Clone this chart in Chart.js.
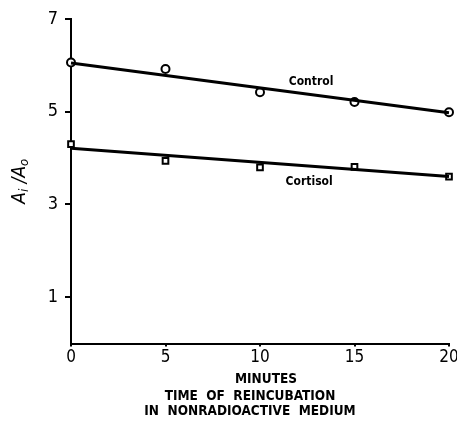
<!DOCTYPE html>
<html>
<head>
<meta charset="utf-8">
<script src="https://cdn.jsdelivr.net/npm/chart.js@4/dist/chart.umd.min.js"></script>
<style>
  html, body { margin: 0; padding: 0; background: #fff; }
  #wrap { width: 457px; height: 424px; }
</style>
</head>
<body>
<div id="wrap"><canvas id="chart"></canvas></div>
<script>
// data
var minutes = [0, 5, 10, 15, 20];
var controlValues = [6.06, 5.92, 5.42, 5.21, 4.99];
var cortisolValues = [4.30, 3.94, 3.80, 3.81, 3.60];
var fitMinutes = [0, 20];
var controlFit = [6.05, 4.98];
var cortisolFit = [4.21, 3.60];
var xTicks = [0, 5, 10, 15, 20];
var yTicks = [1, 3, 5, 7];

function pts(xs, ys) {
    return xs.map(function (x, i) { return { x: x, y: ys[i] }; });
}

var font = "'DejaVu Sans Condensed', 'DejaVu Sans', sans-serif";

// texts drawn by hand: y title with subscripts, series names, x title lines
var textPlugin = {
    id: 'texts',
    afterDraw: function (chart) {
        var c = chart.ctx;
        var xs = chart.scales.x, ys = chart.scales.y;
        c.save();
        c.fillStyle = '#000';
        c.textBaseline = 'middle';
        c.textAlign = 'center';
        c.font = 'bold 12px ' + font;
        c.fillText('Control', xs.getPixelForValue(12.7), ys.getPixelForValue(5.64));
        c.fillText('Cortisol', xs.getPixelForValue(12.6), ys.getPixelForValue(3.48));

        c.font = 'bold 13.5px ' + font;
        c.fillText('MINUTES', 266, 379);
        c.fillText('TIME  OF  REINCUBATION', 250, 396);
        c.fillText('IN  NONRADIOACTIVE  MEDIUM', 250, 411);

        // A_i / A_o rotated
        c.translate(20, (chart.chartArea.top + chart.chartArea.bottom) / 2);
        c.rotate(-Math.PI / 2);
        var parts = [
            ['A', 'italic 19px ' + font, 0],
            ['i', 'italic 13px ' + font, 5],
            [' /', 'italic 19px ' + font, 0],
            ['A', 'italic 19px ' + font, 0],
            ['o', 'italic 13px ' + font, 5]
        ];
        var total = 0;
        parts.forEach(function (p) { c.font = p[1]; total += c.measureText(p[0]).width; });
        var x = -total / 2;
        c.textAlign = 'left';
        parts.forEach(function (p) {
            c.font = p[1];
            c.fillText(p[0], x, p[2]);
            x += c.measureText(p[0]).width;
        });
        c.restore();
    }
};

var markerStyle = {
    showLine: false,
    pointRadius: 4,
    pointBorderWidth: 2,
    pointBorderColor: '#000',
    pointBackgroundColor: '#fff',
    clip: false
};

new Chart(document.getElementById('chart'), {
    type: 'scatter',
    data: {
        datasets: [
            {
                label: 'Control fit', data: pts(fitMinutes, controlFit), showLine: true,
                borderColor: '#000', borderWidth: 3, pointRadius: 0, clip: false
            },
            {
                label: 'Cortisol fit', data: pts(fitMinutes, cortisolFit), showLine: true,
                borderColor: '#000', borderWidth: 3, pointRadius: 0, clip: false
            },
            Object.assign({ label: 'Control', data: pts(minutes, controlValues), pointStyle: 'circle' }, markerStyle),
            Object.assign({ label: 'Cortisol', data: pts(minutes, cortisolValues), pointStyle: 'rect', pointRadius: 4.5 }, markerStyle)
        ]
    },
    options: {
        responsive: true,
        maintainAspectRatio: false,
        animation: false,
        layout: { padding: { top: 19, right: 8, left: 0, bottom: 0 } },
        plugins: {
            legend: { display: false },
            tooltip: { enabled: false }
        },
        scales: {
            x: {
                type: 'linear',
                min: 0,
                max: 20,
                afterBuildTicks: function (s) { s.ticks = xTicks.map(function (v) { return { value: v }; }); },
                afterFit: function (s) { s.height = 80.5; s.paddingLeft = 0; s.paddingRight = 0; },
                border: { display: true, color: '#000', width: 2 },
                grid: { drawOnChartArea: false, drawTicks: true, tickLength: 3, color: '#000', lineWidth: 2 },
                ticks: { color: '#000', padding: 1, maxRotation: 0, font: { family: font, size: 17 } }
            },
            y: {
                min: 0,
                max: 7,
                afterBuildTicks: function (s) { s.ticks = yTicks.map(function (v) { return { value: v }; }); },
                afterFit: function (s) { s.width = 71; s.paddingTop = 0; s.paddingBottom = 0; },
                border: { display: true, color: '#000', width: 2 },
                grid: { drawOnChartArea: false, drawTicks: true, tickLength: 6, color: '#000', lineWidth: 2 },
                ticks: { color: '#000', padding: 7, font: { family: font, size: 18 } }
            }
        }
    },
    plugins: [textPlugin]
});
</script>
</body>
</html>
###
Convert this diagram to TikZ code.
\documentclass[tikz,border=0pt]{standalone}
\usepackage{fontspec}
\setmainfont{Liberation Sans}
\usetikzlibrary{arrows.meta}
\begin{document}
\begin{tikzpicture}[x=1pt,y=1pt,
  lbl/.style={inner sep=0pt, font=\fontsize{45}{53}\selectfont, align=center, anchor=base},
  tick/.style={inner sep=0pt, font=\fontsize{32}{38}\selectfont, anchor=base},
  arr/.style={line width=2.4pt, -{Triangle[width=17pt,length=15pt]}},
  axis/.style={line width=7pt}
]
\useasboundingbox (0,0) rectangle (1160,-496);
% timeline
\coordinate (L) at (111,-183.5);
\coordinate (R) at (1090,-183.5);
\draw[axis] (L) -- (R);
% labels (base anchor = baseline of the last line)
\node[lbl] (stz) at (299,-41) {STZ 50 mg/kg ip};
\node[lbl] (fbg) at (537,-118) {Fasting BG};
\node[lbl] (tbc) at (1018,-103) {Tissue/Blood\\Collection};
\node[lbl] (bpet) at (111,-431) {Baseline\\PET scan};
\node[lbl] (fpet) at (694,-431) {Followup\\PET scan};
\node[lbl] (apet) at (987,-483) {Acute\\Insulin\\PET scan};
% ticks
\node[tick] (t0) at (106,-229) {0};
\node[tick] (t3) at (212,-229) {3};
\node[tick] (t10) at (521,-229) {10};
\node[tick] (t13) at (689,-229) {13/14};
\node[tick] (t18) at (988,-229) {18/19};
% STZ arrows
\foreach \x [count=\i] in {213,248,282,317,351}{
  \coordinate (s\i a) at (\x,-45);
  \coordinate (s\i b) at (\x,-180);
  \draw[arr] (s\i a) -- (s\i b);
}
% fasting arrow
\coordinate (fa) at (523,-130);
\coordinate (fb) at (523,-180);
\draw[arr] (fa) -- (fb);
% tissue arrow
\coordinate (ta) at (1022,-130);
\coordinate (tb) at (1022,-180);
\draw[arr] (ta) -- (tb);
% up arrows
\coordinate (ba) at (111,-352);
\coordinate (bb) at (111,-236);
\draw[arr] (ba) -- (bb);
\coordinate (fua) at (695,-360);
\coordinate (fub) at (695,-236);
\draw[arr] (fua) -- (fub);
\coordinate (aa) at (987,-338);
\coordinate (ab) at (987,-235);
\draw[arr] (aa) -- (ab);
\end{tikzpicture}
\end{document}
###
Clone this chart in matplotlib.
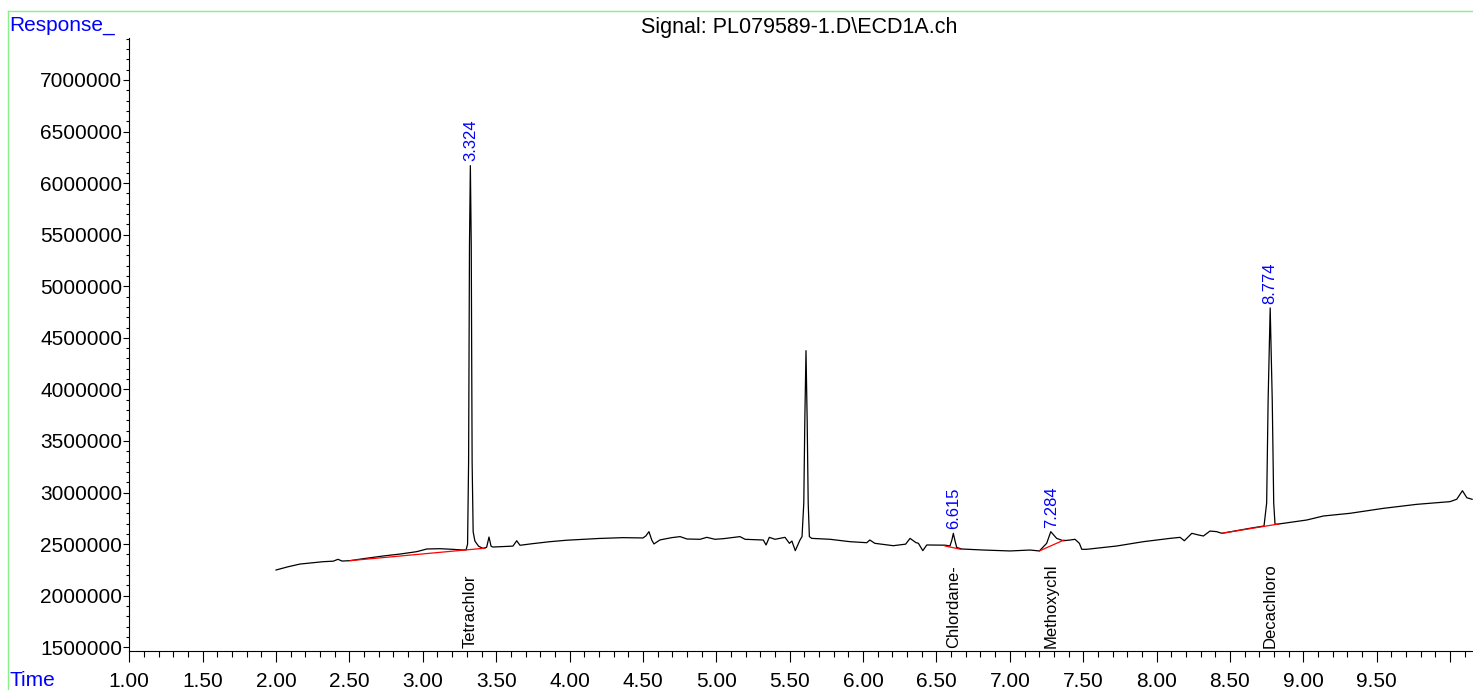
###
■ **Set task**:
Start at the line containing "Clone this chart in Chart.js." and stop at the line containing "MEDIUM', 250, 411);"; transcribe those lines exactly, skipping pictures.

■ **Solved exercise**:
Clone this chart in Chart.js.
<!DOCTYPE html>
<html>
<head>
<meta charset="utf-8">
<script src="https://cdn.jsdelivr.net/npm/chart.js@4/dist/chart.umd.min.js"></script>
<style>
  html, body { margin: 0; padding: 0; background: #fff; }
  #wrap { width: 457px; height: 424px; }
</style>
</head>
<body>
<div id="wrap"><canvas id="chart"></canvas></div>
<script>
// data
var minutes = [0, 5, 10, 15, 20];
var controlValues = [6.06, 5.92, 5.42, 5.21, 4.99];
var cortisolValues = [4.30, 3.94, 3.80, 3.81, 3.60];
var fitMinutes = [0, 20];
var controlFit = [6.05, 4.98];
var cortisolFit = [4.21, 3.60];
var xTicks = [0, 5, 10, 15, 20];
var yTicks = [1, 3, 5, 7];

function pts(xs, ys) {
    return xs.map(function (x, i) { return { x: x, y: ys[i] }; });
}

var font = "'DejaVu Sans Condensed', 'DejaVu Sans', sans-serif";

// texts drawn by hand: y title with subscripts, series names, x title lines
var textPlugin = {
    id: 'texts',
    afterDraw: function (chart) {
        var c = chart.ctx;
        var xs = chart.scales.x, ys = chart.scales.y;
        c.save();
        c.fillStyle = '#000';
        c.textBaseline = 'middle';
        c.textAlign = 'center';
        c.font = 'bold 12px ' + font;
        c.fillText('Control', xs.getPixelForValue(12.7), ys.getPixelForValue(5.64));
        c.fillText('Cortisol', xs.getPixelForValue(12.6), ys.getPixelForValue(3.48));

        c.font = 'bold 13.5px ' + font;
        c.fillText('MINUTES', 266, 379);
        c.fillText('TIME  OF  REINCUBATION', 250, 396);
        c.fillText('IN  NONRADIOACTIVE  MEDIUM', 250, 411);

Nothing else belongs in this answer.